I’ve spent the last few months testing these local deployments. Honestly? They’re hit or miss. While the privacy aspect is great, the drop-off in "intelligence" is noticeable when you move away from the massive cloud-based clusters. We’re currently in a transition period where the tech feels a bit clunky—like the early days of mobile internet when everything was slow and formatted weirdly.
The Problem With Personal AI Agents
Everyone is talking about "agents" right now. The idea is that instead of you doing the work, your AI does it for you. It books the flight, buys the groceries, and organizes your calendar. Sounds great on paper. In practice, it’s a nightmare of permissions and API failures.
- Security Risks: Giving an AI access to your bank account or email is a huge leap of faith.
- The Context Gap: AI doesn't know your boss is grumpy on Mondays or that you hate middle seats.

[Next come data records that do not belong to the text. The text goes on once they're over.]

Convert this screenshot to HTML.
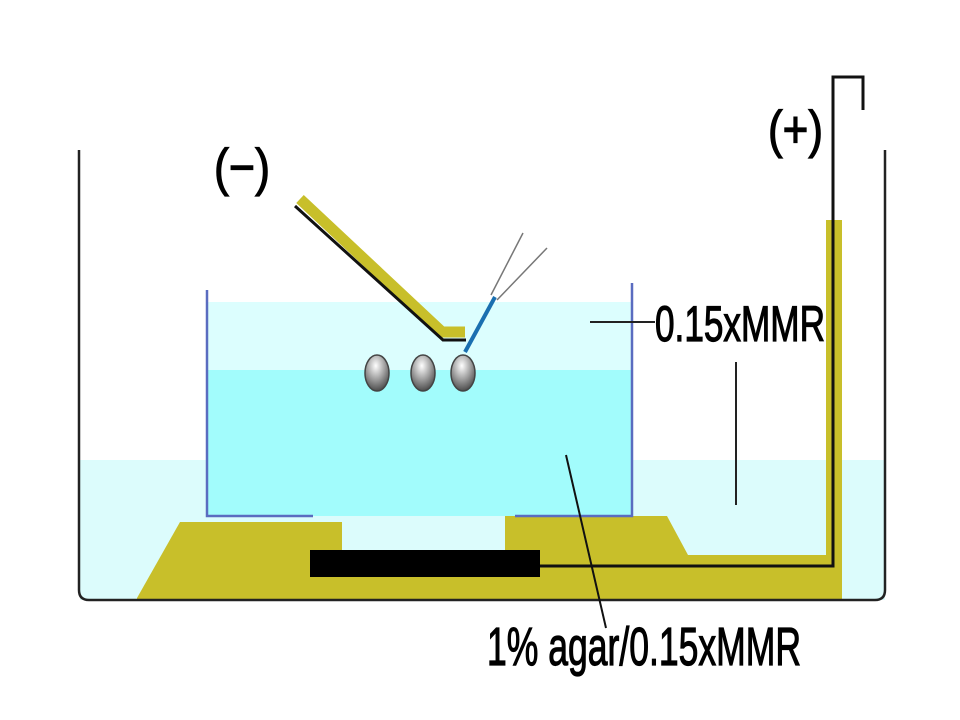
<!DOCTYPE html>
<html><head><meta charset="utf-8"><style>html,body{margin:0;padding:0;background:#fff}svg{display:block}</style></head>
<body>
<svg width="960" height="720" viewBox="0 0 960 720" xmlns="http://www.w3.org/2000/svg">
<defs>
<radialGradient id="egg" cx="0.45" cy="0.3" r="0.8">
<stop offset="0" stop-color="#ffffff"/><stop offset="0.5" stop-color="#9a9a9a"/><stop offset="1" stop-color="#333"/>
</radialGradient>
</defs>
<rect x="80" y="460" width="805" height="140" fill="#dcfcfc"/>
<rect x="208" y="302" width="424" height="68" fill="#dcfefe"/>
<rect x="208" y="370" width="424" height="146" fill="#a2fcfc"/>
<g fill="#c8bf2a">
<polygon points="137,598 180,522 342,522 342,600 137,600"/>
<rect x="342" y="550" width="165" height="50"/>
<polygon points="505,516 667,516 688,555 826,555 826,220 842,220 842,600 505,600"/>
</g>
<g stroke="#5a6cc0" stroke-width="2.5" fill="none">
<polyline points="207,290 207,516 313,516"/>
<polyline points="515,516 632,516 632,283"/>
</g>
<rect x="310" y="550" width="230" height="27" fill="#000"/>
<polyline points="540,566 833,566 833,77 863,77 863,110" stroke="#111" stroke-width="3" fill="none"/>
<path d="M79,150 L79,590 Q79,600 89,600 L875,600 Q885,600 885,590 L885,150" stroke="#222" stroke-width="2.5" fill="none"/>
<polyline points="300,199 442,332 465,332" stroke="#c8bf2a" stroke-width="11" fill="none"/>
<polyline points="295,206 443,340 466,340" stroke="#111" stroke-width="3" fill="none"/>
<line x1="465" y1="352" x2="495" y2="297" stroke="#1a6fb0" stroke-width="4"/>
<line x1="491" y1="295" x2="523" y2="233" stroke="#777" stroke-width="1.5"/>
<line x1="497" y1="300" x2="547" y2="248" stroke="#777" stroke-width="1.5"/>
<ellipse cx="377" cy="373" rx="12" ry="18" fill="url(#egg)" stroke="#444" stroke-width="1.5"/>
<ellipse cx="423" cy="373" rx="12" ry="18" fill="url(#egg)" stroke="#444" stroke-width="1.5"/>
<ellipse cx="463" cy="373" rx="12" ry="18" fill="url(#egg)" stroke="#444" stroke-width="1.5"/>
<line x1="590" y1="322" x2="655" y2="322" stroke="#222" stroke-width="2"/>
<line x1="736" y1="362" x2="736" y2="505" stroke="#222" stroke-width="2"/>
<line x1="566" y1="455" x2="606" y2="628" stroke="#111" stroke-width="2"/>
<g font-family="'Liberation Sans', sans-serif" fill="#000" stroke="#000" stroke-width="1.2">
<text x="214" y="185" font-size="52" textLength="56" lengthAdjust="spacingAndGlyphs">(−)</text>
<text x="768" y="147" font-size="52" textLength="55" lengthAdjust="spacingAndGlyphs">(+)</text>
<text x="655" y="341" font-size="50" textLength="170" lengthAdjust="spacingAndGlyphs">0.15xMMR</text>
<text x="487" y="665" font-size="54" textLength="314" lengthAdjust="spacingAndGlyphs">1% agar/0.15xMMR</text>
</g>
</svg>
</body></html>
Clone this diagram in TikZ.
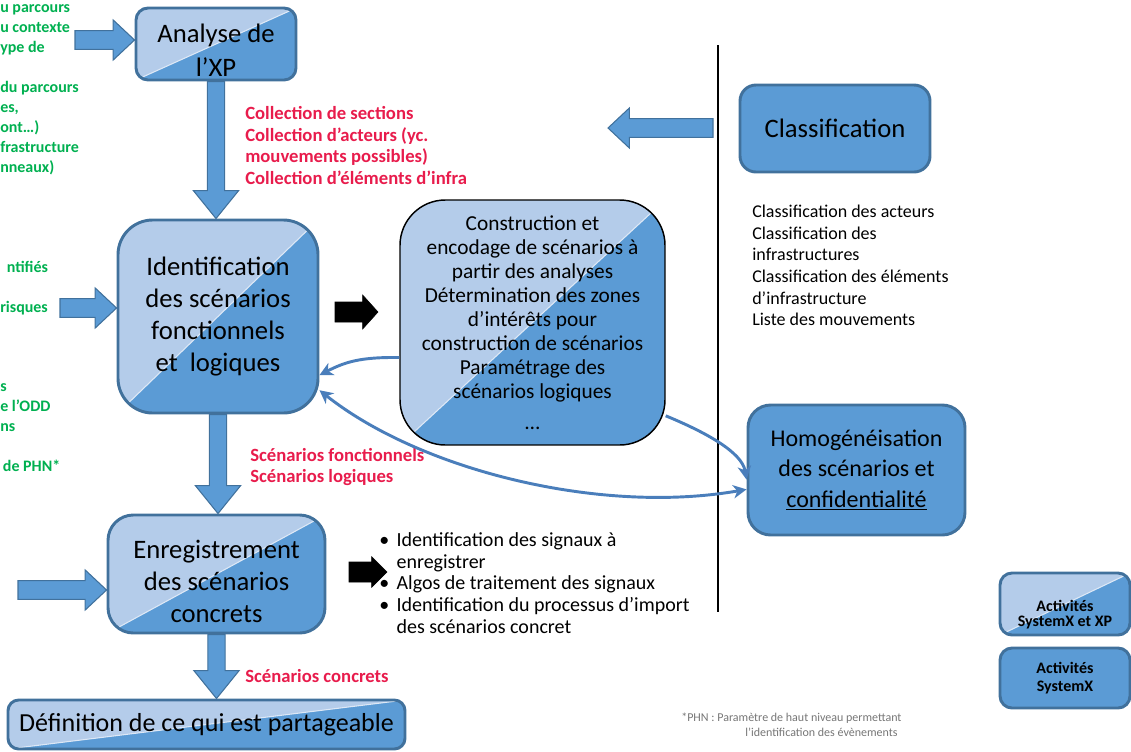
\documentclass[tikz,border=0pt]{standalone}
\usepackage{fontspec}
\setmainfont{Carlito}
\usetikzlibrary{arrows.meta,calc}

\definecolor{lightfill}{RGB}{180,204,234}
\definecolor{darkfill}{RGB}{91,155,213}
\definecolor{boxline}{RGB}{65,113,156}
\definecolor{curveblue}{RGB}{74,126,187}
\definecolor{infored}{RGB}{232,28,76}
\definecolor{inputgreen}{RGB}{0,176,80}
\definecolor{notegray}{RGB}{118,118,118}

\tikzset{
  fa sw/.store in=\fasw, fa hw/.store in=\fahw, fa hl/.store in=\fahl,
  fa sw=7pt, fa hw=15pt, fa hl=16pt,
  bluearrow/.style={fill=darkfill, draw=boxline, line width=0.8pt},
  downarrow/.style={bluearrow, fa sw=6.5pt, fa hw=17pt, fa hl=21pt},
  blackarrow/.style={fill=black, draw=black, line width=0.4pt, fa sw=7.5pt, fa hw=12.75pt, fa hl=11.5pt},
  box size/.style 2 args={minimum width=#1*0.75pt, minimum height=#2*0.75pt},
  blockbase/.style={align=center, inner sep=2pt, text=black},
  duobox/.style={blockbase, rounded corners=#1, draw=boxline, line width=2.2pt,
    path picture={
      \fill[darkfill, sharp corners] (path picture bounding box.south west) rectangle (path picture bounding box.north east);
      \fill[lightfill, sharp corners] (path picture bounding box.south west) -- (path picture bounding box.north east) -- (path picture bounding box.north west) -- cycle;
      \draw[white!55!lightfill, line width=0.8pt] (path picture bounding box.south west) -- (path picture bounding box.north east);
    }},
  solobox/.style={blockbase, rounded corners=#1, draw=boxline, line width=2.2pt, fill=darkfill},
  bigtext/.style={font=\fontsize{20}{24}\selectfont},
  greentext/.style={anchor=west, align=left, inner sep=0pt, text=inputgreen, font=\bfseries\fontsize{12}{15}\selectfont},
  redtext/.style={anchor=west, align=left, inner sep=0pt, text=infored, font=\bfseries\fontsize{14}{16.3}\selectfont},
  listtext/.style={anchor=west, align=left, inner sep=0pt, font=\fontsize{13.5}{16.2}\selectfont},
  cvtip/.tip={Stealth[length=10pt,width=10pt,inset=3pt]},
  curvearrow/.style={draw=curveblue, line width=2.2pt},
  sepline/.style={line width=2.2pt},
}

% block arrow from #2 to #3
\newcommand\fatarrow[3][bluearrow]{%
  \begin{scope}[#1]
    \coordinate (fa-base) at ($(#3)!\fahl!(#2)$);
    \path[#1] ($(#2)!\fasw!90:(#3)$) -- ($(fa-base)!\fasw!-90:(#2)$)
      -- ($(fa-base)!\fahw!-90:(#2)$) -- (#3)
      -- ($(fa-base)!\fahw!90:(#2)$) -- ($(fa-base)!\fasw!90:(#2)$)
      -- ($(#2)!\fasw!-90:(#3)$) -- cycle;
  \end{scope}}

\begin{document}
\begin{tikzpicture}[x=0.75pt,y=-0.75pt]
  \useasboundingbox (0,0) rectangle (1131,751);

  % main boxes
  \node[duobox=9pt, box size={160}{72}, font=\fontsize{20}{25}\selectfont] (ana) at (216,44) {\rule{0pt}{23pt}Analyse de\\l’XP};
  \node[duobox=26pt, box size={200}{193}, bigtext] (ident) at (218,316.5) {Identification\\des scénarios\\fonctionnels\\et~~logiques};
  \node[duobox=34pt, box size={265}{245}, draw=black, line width=1.1pt, font=\fontsize{16}{18}\selectfont] (constr) at (532.5,322.5)
    {Construction et\\encodage de scénarios à\\partir des analyses\\Détermination des zones\\d’intérêts pour\\construction de scénarios\\Paramétrage des\\scénarios logiques\\[5pt]…};
  \node[solobox=12pt, box size={190}{87}, bigtext] (classif) at (835,128.5) {Classification};
  \node[solobox=17pt, box size={217}{130}, font=\fontsize{18}{23}\selectfont] (homog) at (856.5,470) {Homogénéisation\\des scénarios et\\\underline{confidentialité}};
  \node[duobox=19pt, box size={217}{118}, bigtext] (enreg) at (216.5,574) {\rule{0pt}{25pt}Enregistrement\\des scénarios\\concrets};
  \node[duobox=8pt, box size={397}{49}, font=\fontsize{19.5}{23}\selectfont] (defin) at (206.5,724.5) {Définition de ce qui est partageable};

  % legend
  \node[duobox=9pt, box size={130}{62}, font=\bfseries\fontsize{12}{11.5}\selectfont] (legduo) at (1065,604) {\rule{0pt}{24pt}Activités\\SystemX et XP};
  \node[solobox=9pt, box size={130}{60}, font=\bfseries\fontsize{12}{13.5}\selectfont] (legsolo) at (1065,678) {Activités\\SystemX};

  % inputs on the left
  \node[greentext] (inXP) at (0,90) {u parcours\\u contexte\\ype de\\[15pt]du parcours\\es,\\ont…)\\frastructure\\nneaux)};
  \node[greentext] (inRisk) at (0,288) {\hspace*{5pt}ntifiés\\[15pt]risques};
  \node[greentext] (inODD) at (0,427.5) {s\\e l’ODD\\ns\\[15pt]\hspace*{2pt}de PHN*};

  % outputs
  \node[redtext] (outAna) at (245,145.5) {Collection de sections\\Collection d’acteurs (yc.\\mouvements possibles)\\Collection d’éléments d’infra};
  \node[redtext] (outIdent) at (250,467) {Scénarios fonctionnels\\Scénarios logiques};
  \node[redtext] (outEnreg) at (245,676) {Scénarios concrets};

  \node[listtext] (classList) at (752,265.5) {Classification des acteurs\\Classification des\\infrastructures\\Classification des éléments\\d’infrastructure\\Liste des mouvements};
  \node[listtext, font=\fontsize{15}{16.2}\selectfont] (sigList) at (379,583) {\makebox[13pt][l]{•}Identification des signaux à\\\hspace*{13pt}enregistrer\\\makebox[13pt][l]{•}Algos de traitement des signaux\\\makebox[13pt][l]{•}Identification du processus d’import\\\hspace*{13pt}des scénarios concret};
  \node[anchor=west, align=left, inner sep=0pt, text=notegray, font=\fontsize{9}{11.25}\selectfont] (note) at (681,725)
    {*PHN : Paramètre de haut niveau permettant\\\hspace*{48pt}l’identification des évènements};

  % block arrows
  \coordinate (inAna) at (75,40);
  \coordinate (anaIn) at (ana.west |- inAna);
  \fatarrow{inAna}{anaIn}
  \coordinate (inIdent) at (60,308);
  \coordinate (identIn) at (ident.west |- inIdent);
  \fatarrow{inIdent}{identIn}
  \coordinate (inEnreg) at (18,590);
  \coordinate (enregIn) at (enreg.west |- inEnreg);
  \fatarrow{inEnreg}{enregIn}
  \coordinate (identTop) at (ana.south |- ident.north);
  \fatarrow[downarrow]{ana.south}{identTop}
  \coordinate (enregTop) at (ident.south |- enreg.north);
  \fatarrow[downarrow]{ident.south}{enregTop}
  \coordinate (definTop) at (enreg.south |- defin.north);
  \fatarrow[downarrow]{enreg.south}{definTop}
  \coordinate (fromClassif) at (713,128);
  \coordinate (toLeft) at (608,128);
  \fatarrow{fromClassif}{toLeft}

  \coordinate (toConstrS) at (335,312);
  \coordinate (toConstrE) at (378,312);
  \fatarrow[blackarrow]{toConstrS}{toConstrE}
  \coordinate (toListS) at (349,572);
  \coordinate (toListE) at (387,572);
  \fatarrow[blackarrow, fa hw=11.5pt]{toListS}{toListE}

  % separator
  \coordinate (sepTop) at (718,45);
  \coordinate (sepBot) at (718,612);
  \draw[sepline] (sepTop) -- (sepBot);

  % curved links
  \coordinate (constrOut) at ($(constr.west)+(0,35)$);
  \draw[curvearrow, -cvtip] (constrOut) .. controls (360,357) and (345,362) .. (ident.-30);
  \draw[curvearrow, -cvtip] (constr.-35) .. controls (705,432) and (742,452) .. (homog.-175);
  \draw[curvearrow, cvtip-cvtip] (ident.-36) .. controls (420,470) and (600,515) .. (homog.-170);
\end{tikzpicture}
\end{document}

- Interoperability: Your Google AI doesn't want to talk to your Apple calendar, and neither of them plays nice with specialized apps.
The latest updates haven't fixed this. They’ve just added a shinier interface over the same broken pipes. If you’re waiting for a "Siri" or "Alexa" that actually works like a human assistant, you're going to be waiting a while. The current focus is on "Action Models," but these are still prone to making confident mistakes. Imagine an AI booking you a non-refundable flight to the wrong Springfield because it misinterpreted a text message. That’s the risk we’re currently managing.

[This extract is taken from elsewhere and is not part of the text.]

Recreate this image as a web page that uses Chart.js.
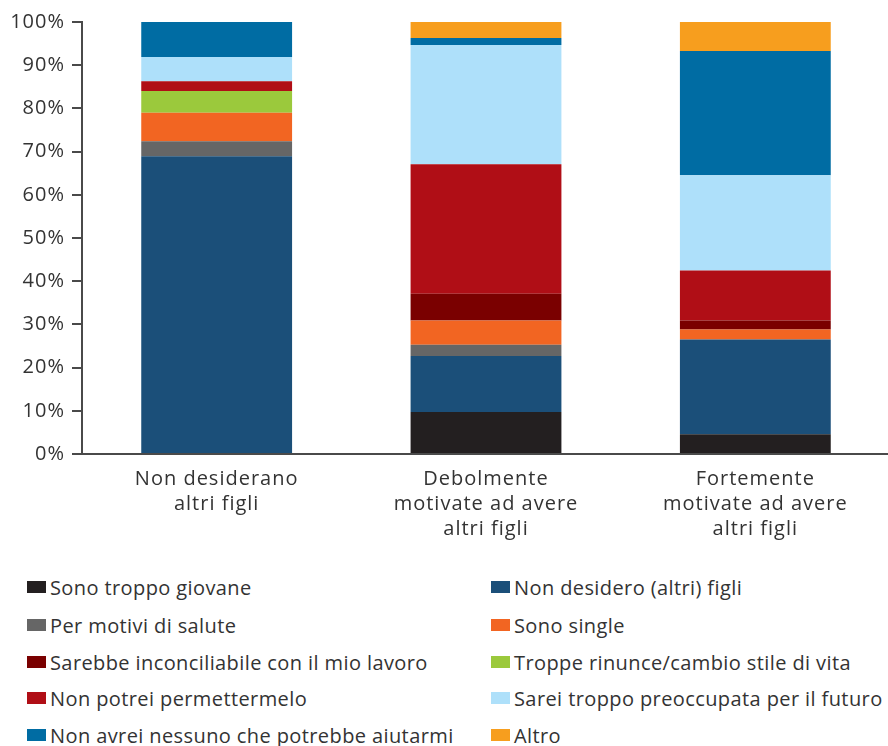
<!DOCTYPE html>
<html>
<head>
<meta charset="utf-8">
<script src="https://cdn.jsdelivr.net/npm/chart.js@4.4.0/dist/chart.umd.min.js"></script>
<style>
  html, body { margin: 0; padding: 0; background: #ffffff; }
  #wrap { position: relative; width: 888px; height: 746px; overflow: hidden; }
  #chartBox { position: absolute; left: 0; top: 0; width: 890px; height: 560px; }
  #legend { position: absolute; left: 0; top: 570px; width: 888px; height: 176px;
            font-family: "Open Sans", sans-serif; font-size: 20px; letter-spacing: 0.4px; color: #333333; }
  .li { position: absolute; display: flex; align-items: center; white-space: nowrap; height: 26px; }
  .sw { width: 19px; height: 12px; margin-right: 4px; flex: none; }
</style>
</head>
<body>
<div id="wrap">
  <div id="chartBox"><canvas id="c"></canvas></div>
  <div id="legend"></div>
</div>
<script>
const categories = [
  ["Non desiderano", "altri figli"],
  ["Debolmente", "motivate ad avere", "altri figli"],
  ["Fortemente", "motivate ad avere", "altri figli"]
];
const yTicks = [0, 10, 20, 30, 40, 50, 60, 70, 80, 90, 100];

const seriesNames = [
  "Sono troppo giovane",
  "Non desidero (altri) figli",
  "Per motivi di salute",
  "Sono single",
  "Sarebbe inconciliabile con il mio lavoro",
  "Troppe rinunce/cambio stile di vita",
  "Non potrei permettermelo",
  "Sarei troppo preoccupata per il futuro",
  "Non avrei nessuno che potrebbe aiutarmi",
  "Altro"
];
const sonoTroppoGiovane   = [0.0, 9.7, 4.6];
const nonDesideroFigli    = [68.9, 13.0, 21.9];
const motiviSalute        = [3.5, 2.6, 0.0];
const sonoSingle          = [6.6, 5.6, 2.3];
const inconciliabile      = [0.0, 6.2, 2.1];
const troppeRinunce       = [5.0, 0.0, 0.0];
const nonPotreiPermetter  = [2.3, 30.0, 11.6];
const sareiPreoccupata    = [5.6, 27.6, 22.0];
const nonAvreiNessuno     = [8.1, 1.6, 28.8];
const altro               = [0.0, 3.7, 6.7];

const seriesValues = [sonoTroppoGiovane, nonDesideroFigli, motiviSalute, sonoSingle,
  inconciliabile, troppeRinunce, nonPotreiPermetter, sareiPreoccupata, nonAvreiNessuno, altro];
const seriesColors = ["#231f20", "#1b4f79", "#666666", "#f26522", "#7a0000",
  "#9bc93c", "#b00e16", "#aee0fa", "#006ca3", "#f79e1e"];

const FONT = '"Open Sans", sans-serif';
const TEXT = '#333333';
const AXIS = '#4a4a4a';

const datasets = seriesNames.map((n, i) => ({
  label: n,
  data: seriesValues[i],
  backgroundColor: seriesColors[i],
  borderWidth: 0,
  barPercentage: 0.56,
  categoryPercentage: 1.0
}));

const spacingPlugin = {
  id: 'spacing',
  beforeLayout(chart) { chart.ctx.letterSpacing = '1px'; },
  beforeDraw(chart) { chart.ctx.letterSpacing = '1px'; }
};

const chart = new Chart(document.getElementById('c'), {
  type: 'bar',
  data: { labels: categories, datasets },
  plugins: [spacingPlugin],
  options: {
    responsive: true,
    maintainAspectRatio: false,
    animation: false,
    layout: { padding: { top: 22, right: 0, left: 0, bottom: 0 } },
    plugins: { legend: { display: false }, tooltip: { enabled: false } },
    scales: {
      x: {
        stacked: true,
        grid: { display: false, drawTicks: false },
        border: { display: true, color: AXIS, width: 2 },
        ticks: { color: TEXT, font: { family: FONT, size: 20, lineHeight: 1.24 }, padding: 13, maxRotation: 0 },
        afterFit: (s) => { s.height = 106; }
      },
      y: {
        stacked: true,
        min: 0, max: 100,
        afterBuildTicks: (axis) => { axis.ticks = yTicks.map(v => ({ value: v })); },
        grid: { drawOnChartArea: false, drawTicks: true, tickLength: 10, color: AXIS, lineWidth: 2 },
        border: { display: true, color: AXIS, width: 2 },
        ticks: { color: TEXT, font: { family: FONT, size: 20 }, padding: 7,
                 callback: v => v + '%' },
        afterFit: (s) => { s.width = 82; }
      }
    }
  }
});

// HTML legend in two columns, built from datasets
const leg = document.getElementById('legend');
const colX = [27, 491];
const rowY = [4, 42, 79, 115, 152];
chart.data.datasets.forEach((ds, i) => {
  const col = i % 2, row = Math.floor(i / 2);
  const el = document.createElement('div');
  el.className = 'li';
  el.style.left = colX[col] + 'px';
  el.style.top = rowY[row] + 'px';
  const sw = document.createElement('span');
  sw.className = 'sw';
  sw.style.background = ds.backgroundColor;
  const tx = document.createElement('span');
  tx.textContent = ds.label;
  el.appendChild(sw); el.appendChild(tx);
  leg.appendChild(el);
});
</script>
</body>
</html>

Energy and the Ethics of Scaling
We need to talk about the power consumption. It’s the elephant in the room that nobody in Silicon Valley wants to address during their shiny keynotes. Training a single large-scale model consumes as much electricity as thousands of homes use in a year. The "latest" developments are increasingly focused on efficiency because the current path is literally unsustainable.
Data centers are straining the grid in places like Northern Virginia and Ireland. This has led to a surge in investment toward nuclear energy—specifically Small Modular Reactors (SMRs)—to keep the lights on for these AI clusters. When you see a company announce a new partnership with an energy firm, that’s not a side project. It’s their most important infrastructure play. Without cheap, massive amounts of power, the AI revolution hits a wall.

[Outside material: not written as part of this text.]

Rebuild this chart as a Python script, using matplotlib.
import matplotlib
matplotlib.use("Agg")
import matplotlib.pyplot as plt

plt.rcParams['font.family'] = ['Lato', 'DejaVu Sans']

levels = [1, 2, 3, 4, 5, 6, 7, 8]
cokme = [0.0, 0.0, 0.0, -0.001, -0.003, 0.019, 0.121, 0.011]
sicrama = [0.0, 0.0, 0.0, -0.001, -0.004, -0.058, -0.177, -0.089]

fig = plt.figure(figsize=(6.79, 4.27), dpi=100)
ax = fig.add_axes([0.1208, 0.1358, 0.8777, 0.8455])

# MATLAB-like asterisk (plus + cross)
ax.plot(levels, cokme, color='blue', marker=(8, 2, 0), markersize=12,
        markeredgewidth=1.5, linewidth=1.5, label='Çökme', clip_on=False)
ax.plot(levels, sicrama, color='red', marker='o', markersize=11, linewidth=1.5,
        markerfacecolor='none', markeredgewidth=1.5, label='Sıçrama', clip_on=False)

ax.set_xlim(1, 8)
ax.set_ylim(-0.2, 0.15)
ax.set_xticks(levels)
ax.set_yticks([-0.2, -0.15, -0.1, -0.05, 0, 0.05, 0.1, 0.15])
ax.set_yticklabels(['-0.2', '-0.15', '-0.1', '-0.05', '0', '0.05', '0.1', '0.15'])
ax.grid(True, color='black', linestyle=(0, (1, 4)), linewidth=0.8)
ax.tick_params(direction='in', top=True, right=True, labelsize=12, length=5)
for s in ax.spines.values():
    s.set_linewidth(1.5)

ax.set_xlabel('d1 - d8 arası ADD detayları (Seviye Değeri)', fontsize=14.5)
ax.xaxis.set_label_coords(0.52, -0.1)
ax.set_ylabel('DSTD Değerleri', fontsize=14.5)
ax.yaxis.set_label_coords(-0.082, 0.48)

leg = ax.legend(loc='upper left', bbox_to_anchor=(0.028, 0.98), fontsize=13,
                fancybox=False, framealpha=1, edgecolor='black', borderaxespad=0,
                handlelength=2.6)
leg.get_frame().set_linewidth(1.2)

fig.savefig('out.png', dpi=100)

What You Should Actually Do
Don't buy into the "all-in" mentality. You don't need to replace every workflow with an automated script. Most of the value right now is in narrow, specific tools.
- Audit your subscriptions: Half the "AI features" being added to your existing software are just fluff to justify a price hike. If you aren't using them daily, cut them.
- Prioritize local tools: Look for apps that process data on your machine. Your battery life might take a hit, but your data stays yours.
- Master the prompt, but don't obsess: The "prompt engineering" craze is dying. The models are getting better at understanding natural intent. Spend less time learning "tricks" and more time learning how to structure your own thoughts clearly.
- Ignore the "Coming Soon" trailers: Tech companies are notorious for demoing features that don't ship for eighteen months. Only care about what you can download and use today.
The reality of 2026 isn't a sci-fi movie. It's a series of incremental, often frustrating improvements to software we already use. The "latest" isn't always the greatest; sometimes it's just the most recent attempt to solve a problem that’s harder than anyone wants to admit. Keep your hardware as long as it works and don't let the marketing departments convince you that you're falling behind. You aren't.